::: DATASET RECORDS

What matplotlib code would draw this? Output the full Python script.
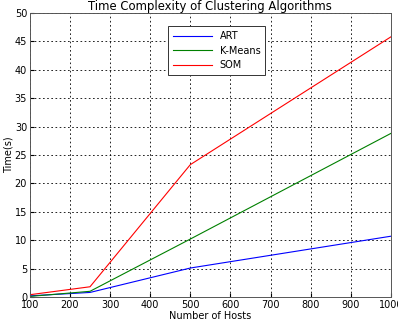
import matplotlib.pyplot as plt

hosts = [100, 250, 500, 1000]
art = [0.2, 0.8, 5.1, 10.7]
kmeans = [0.1, 1.0, 10.2, 28.8]
som = [0.4, 1.8, 23.3, 45.8]

plt.rcParams['font.size'] = 7

fig = plt.figure(figsize=(3.98, 3.26), dpi=100)
ax = fig.add_axes([0.075, 0.089, 0.907, 0.871])

ax.plot(hosts, art, color='blue', lw=0.8, label='ART')
ax.plot(hosts, kmeans, color=(0, 0.5, 0), lw=0.8, label='K-Means')
ax.plot(hosts, som, color='red', lw=0.8, label='SOM')

ax.set_xlim(100, 1000)
ax.set_ylim(0, 50)
ax.set_xticks(range(100, 1001, 100))
ax.set_yticks(range(0, 51, 5))
ax.grid(True, color='black', linestyle=(0, (2, 3)), linewidth=0.6)
ax.tick_params(direction='in', length=3, pad=2)
for s in ax.spines.values():
    s.set_color('#555555')
    s.set_linewidth(0.7)

ax.set_title('Time Complexity of Clustering Algorithms', pad=1)
ax.set_xlabel('Number of Hosts', labelpad=1)
ax.set_ylabel('Time(s)', labelpad=1)

leg = ax.legend(loc='upper left', bbox_to_anchor=(0.37, 0.97), fancybox=False,
                framealpha=1, edgecolor='#333333', handlelength=4, borderpad=0.5,
                labelspacing=0.45)
leg.get_frame().set_linewidth(0.7)

fig.savefig('out.png', dpi=100)
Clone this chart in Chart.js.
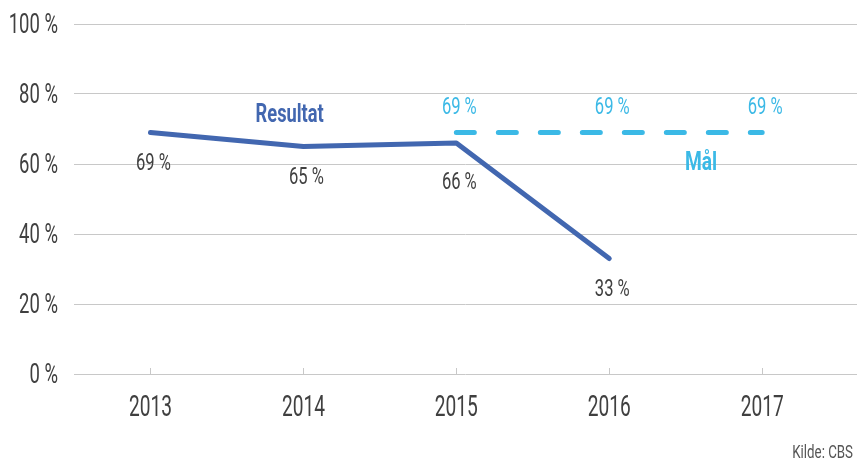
<!DOCTYPE html>
<html lang="no">
<head>
  <meta charset="UTF-8" />
  <title>Resultat og mål</title>
  <script src="https://cdn.jsdelivr.net/npm/chart.js"></script>
  <style>
    body { margin: 0; background: #fff; }
    canvas { display: block; }
  </style>
</head>
<body>
  <canvas id="chart" width="857" height="464"></canvas>
  <script>
    const FONT = "Roboto, 'Liberation Sans', sans-serif";
    const GREY = '#404040';
    const DARK = '#4267b0';
    const LIGHT = '#3bb9e6';

    // data
    const years = [2013, 2014, 2015, 2016, 2017];
    const resultat = [69, 65, 66, 33, null];
    const maal = [null, null, 69, 69, 69];

    const toPoints = arr => years.map((x, i) => ({ x: x, y: arr[i] })).filter(p => p.y !== null);

    // narrow text: the original uses a condensed face, so squeeze horizontally
    function narrowText(c, text, x, y, font, color, align, sx) {
      c.save();
      c.translate(x, y);
      c.scale(sx, 1);
      c.font = font;
      c.fillStyle = color;
      c.textAlign = align;
      c.textBaseline = 'middle';
      c.fillText(text, 0, 0);
      c.restore();
    }

    // tick labels drawn from the scales' own ticks
    const axisText = {
      id: 'axisText',
      afterDraw(chart) {
        const c = chart.ctx, xs = chart.scales.x, ys = chart.scales.y;
        ys.ticks.forEach(t => {
          narrowText(c, t.value + ' %', 58, ys.getPixelForValue(t.value) + 2,
            '28px ' + FONT, GREY, 'right', 0.66);
        });
        xs.ticks.forEach(t => {
          narrowText(c, String(t.value), xs.getPixelForValue(t.value), 409,
            '29px ' + FONT, GREY, 'center', 0.66);
        });
        narrowText(c, 'Kilde: CBS', chart.width - 4, 453, '19px ' + FONT, '#555', 'right', 0.7);
      }
    };

    // tiny ticks above the 0 % line, under each year
    const yearTicks = {
      id: 'yearTicks',
      afterDatasetsDraw(chart) {
        const c = chart.ctx, xs = chart.scales.x, bottom = chart.chartArea.bottom;
        c.save();
        c.strokeStyle = '#c8c8c8';
        c.lineWidth = 1;
        years.forEach(y => {
          const px = Math.round(xs.getPixelForValue(y)) + 0.5;
          c.beginPath();
          c.moveTo(px, bottom - 6);
          c.lineTo(px, bottom);
          c.stroke();
        });
        c.restore();
      }
    };

    // value labels and series names
    const labels = {
      id: 'labels',
      afterDatasetsDraw(chart) {
        const c = chart.ctx, xs = chart.scales.x, ys = chart.scales.y;
        const res = toPoints(resultat);
        chart.getDatasetMeta(0).data.forEach((pt, i) => {
          const off = i === 2 ? 40 : 31;
          narrowText(c, res[i].y + ' %', pt.x + 3, pt.y + off, '24px ' + FONT, GREY, 'center', 0.69);
        });
        const tgt = toPoints(maal);
        chart.getDatasetMeta(1).data.forEach((pt, i) => {
          narrowText(c, tgt[i].y + ' %', pt.x + 3, pt.y - 25, '24px ' + FONT, LIGHT, 'center', 0.69);
        });
        narrowText(c, 'Resultat', xs.getPixelForValue(2013.91), ys.getPixelForValue(73.8),
          'bold 25px ' + FONT, DARK, 'center', 0.73);
        narrowText(c, 'Mål', xs.getPixelForValue(2016.6), ys.getPixelForValue(60.2),
          'bold 25px ' + FONT, LIGHT, 'center', 0.77);
      }
    };

    new Chart(document.getElementById('chart'), {
      type: 'line',
      data: {
        datasets: [
          {
            label: 'Resultat',
            data: toPoints(resultat),
            borderColor: DARK,
            borderWidth: 5,
            borderCapStyle: 'round',
            borderJoinStyle: 'round',
            pointRadius: 0,
            tension: 0
          },
          {
            label: 'Mål',
            data: toPoints(maal),
            borderColor: LIGHT,
            borderWidth: 5,
            borderDash: [18, 24],
            borderCapStyle: 'round',
            pointRadius: 0,
            tension: 0
          }
        ]
      },
      options: {
        responsive: false,
        animation: false,
        layout: { padding: { top: 24, left: 0, right: 0, bottom: 0 } },
        plugins: { legend: { display: false }, tooltip: { enabled: false } },
        scales: {
          x: {
            type: 'linear',
            min: 2012.5,
            max: 2017.62,
            afterFit: s => { s.height = 90; },
            afterBuildTicks: s => { s.ticks = years.map(v => ({ value: v })); },
            grid: { display: false },
            border: { display: false },
            ticks: { display: false }
          },
          y: {
            min: 0,
            max: 100,
            afterFit: s => { s.width = 74; },
            grid: { color: '#c8c8c8', lineWidth: 1, drawTicks: false },
            border: { display: false },
            ticks: { display: false, stepSize: 20 }
          }
        }
      },
      plugins: [yearTicks, labels, axisText]
    });
  </script>
</body>
</html>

::::::

OBJECTIVE
Transcribe the full listing above exactly as it stands, minus the pictures.

OUTPUT
What matplotlib code would draw this? Output the full Python script.
import matplotlib.pyplot as plt

hosts = [100, 250, 500, 1000]
art = [0.2, 0.8, 5.1, 10.7]
kmeans = [0.1, 1.0, 10.2, 28.8]
som = [0.4, 1.8, 23.3, 45.8]

plt.rcParams['font.size'] = 7

fig = plt.figure(figsize=(3.98, 3.26), dpi=100)
ax = fig.add_axes([0.075, 0.089, 0.907, 0.871])

ax.plot(hosts, art, color='blue', lw=0.8, label='ART')
ax.plot(hosts, kmeans, color=(0, 0.5, 0), lw=0.8, label='K-Means')
ax.plot(hosts, som, color='red', lw=0.8, label='SOM')

ax.set_xlim(100, 1000)
ax.set_ylim(0, 50)
ax.set_xticks(range(100, 1001, 100))
ax.set_yticks(range(0, 51, 5))
ax.grid(True, color='black', linestyle=(0, (2, 3)), linewidth=0.6)
ax.tick_params(direction='in', length=3, pad=2)
for s in ax.spines.values():
    s.set_color('#555555')
    s.set_linewidth(0.7)

ax.set_title('Time Complexity of Clustering Algorithms', pad=1)
ax.set_xlabel('Number of Hosts', labelpad=1)
ax.set_ylabel('Time(s)', labelpad=1)

leg = ax.legend(loc='upper left', bbox_to_anchor=(0.37, 0.97), fancybox=False,
                framealpha=1, edgecolor='#333333', handlelength=4, borderpad=0.5,
                labelspacing=0.45)
leg.get_frame().set_linewidth(0.7)

fig.savefig('out.png', dpi=100)
Clone this chart in Chart.js.
<!DOCTYPE html>
<html lang="no">
<head>
  <meta charset="UTF-8" />
  <title>Resultat og mål</title>
  <script src="https://cdn.jsdelivr.net/npm/chart.js"></script>
  <style>
    body { margin: 0; background: #fff; }
    canvas { display: block; }
  </style>
</head>
<body>
  <canvas id="chart" width="857" height="464"></canvas>
  <script>
    const FONT = "Roboto, 'Liberation Sans', sans-serif";
    const GREY = '#404040';
    const DARK = '#4267b0';
    const LIGHT = '#3bb9e6';

    // data
    const years = [2013, 2014, 2015, 2016, 2017];
    const resultat = [69, 65, 66, 33, null];
    const maal = [null, null, 69, 69, 69];

    const toPoints = arr => years.map((x, i) => ({ x: x, y: arr[i] })).filter(p => p.y !== null);

    // narrow text: the original uses a condensed face, so squeeze horizontally
    function narrowText(c, text, x, y, font, color, align, sx) {
      c.save();
      c.translate(x, y);
      c.scale(sx, 1);
      c.font = font;
      c.fillStyle = color;
      c.textAlign = align;
      c.textBaseline = 'middle';
      c.fillText(text, 0, 0);
      c.restore();
    }

    // tick labels drawn from the scales' own ticks
    const axisText = {
      id: 'axisText',
      afterDraw(chart) {
        const c = chart.ctx, xs = chart.scales.x, ys = chart.scales.y;
        ys.ticks.forEach(t => {
          narrowText(c, t.value + ' %', 58, ys.getPixelForValue(t.value) + 2,
            '28px ' + FONT, GREY, 'right', 0.66);
        });
        xs.ticks.forEach(t => {
          narrowText(c, String(t.value), xs.getPixelForValue(t.value), 409,
            '29px ' + FONT, GREY, 'center', 0.66);
        });
        narrowText(c, 'Kilde: CBS', chart.width - 4, 453, '19px ' + FONT, '#555', 'right', 0.7);
      }
    };

    // tiny ticks above the 0 % line, under each year
    const yearTicks = {
      id: 'yearTicks',
      afterDatasetsDraw(chart) {
        const c = chart.ctx, xs = chart.scales.x, bottom = chart.chartArea.bottom;
        c.save();
        c.strokeStyle = '#c8c8c8';
        c.lineWidth = 1;
        years.forEach(y => {
          const px = Math.round(xs.getPixelForValue(y)) + 0.5;
          c.beginPath();
          c.moveTo(px, bottom - 6);
          c.lineTo(px, bottom);
          c.stroke();
        });
        c.restore();
      }
    };

    // value labels and series names
    const labels = {
      id: 'labels',
      afterDatasetsDraw(chart) {
        const c = chart.ctx, xs = chart.scales.x, ys = chart.scales.y;
        const res = toPoints(resultat);
        chart.getDatasetMeta(0).data.forEach((pt, i) => {
          const off = i === 2 ? 40 : 31;
          narrowText(c, res[i].y + ' %', pt.x + 3, pt.y + off, '24px ' + FONT, GREY, 'center', 0.69);
        });
        const tgt = toPoints(maal);
        chart.getDatasetMeta(1).data.forEach((pt, i) => {
          narrowText(c, tgt[i].y + ' %', pt.x + 3, pt.y - 25, '24px ' + FONT, LIGHT, 'center', 0.69);
        });
        narrowText(c, 'Resultat', xs.getPixelForValue(2013.91), ys.getPixelForValue(73.8),
          'bold 25px ' + FONT, DARK, 'center', 0.73);
        narrowText(c, 'Mål', xs.getPixelForValue(2016.6), ys.getPixelForValue(60.2),
          'bold 25px ' + FONT, LIGHT, 'center', 0.77);
      }
    };

    new Chart(document.getElementById('chart'), {
      type: 'line',
      data: {
        datasets: [
          {
            label: 'Resultat',
            data: toPoints(resultat),
            borderColor: DARK,
            borderWidth: 5,
            borderCapStyle: 'round',
            borderJoinStyle: 'round',
            pointRadius: 0,
            tension: 0
          },
          {
            label: 'Mål',
            data: toPoints(maal),
            borderColor: LIGHT,
            borderWidth: 5,
            borderDash: [18, 24],
            borderCapStyle: 'round',
            pointRadius: 0,
            tension: 0
          }
        ]
      },
      options: {
        responsive: false,
        animation: false,
        layout: { padding: { top: 24, left: 0, right: 0, bottom: 0 } },
        plugins: { legend: { display: false }, tooltip: { enabled: false } },
        scales: {
          x: {
            type: 'linear',
            min: 2012.5,
            max: 2017.62,
            afterFit: s => { s.height = 90; },
            afterBuildTicks: s => { s.ticks = years.map(v => ({ value: v })); },
            grid: { display: false },
            border: { display: false },
            ticks: { display: false }
          },
          y: {
            min: 0,
            max: 100,
            afterFit: s => { s.width = 74; },
            grid: { color: '#c8c8c8', lineWidth: 1, drawTicks: false },
            border: { display: false },
            ticks: { display: false, stepSize: 20 }
          }
        }
      },
      plugins: [yearTicks, labels, axisText]
    });
  </script>
</body>
</html>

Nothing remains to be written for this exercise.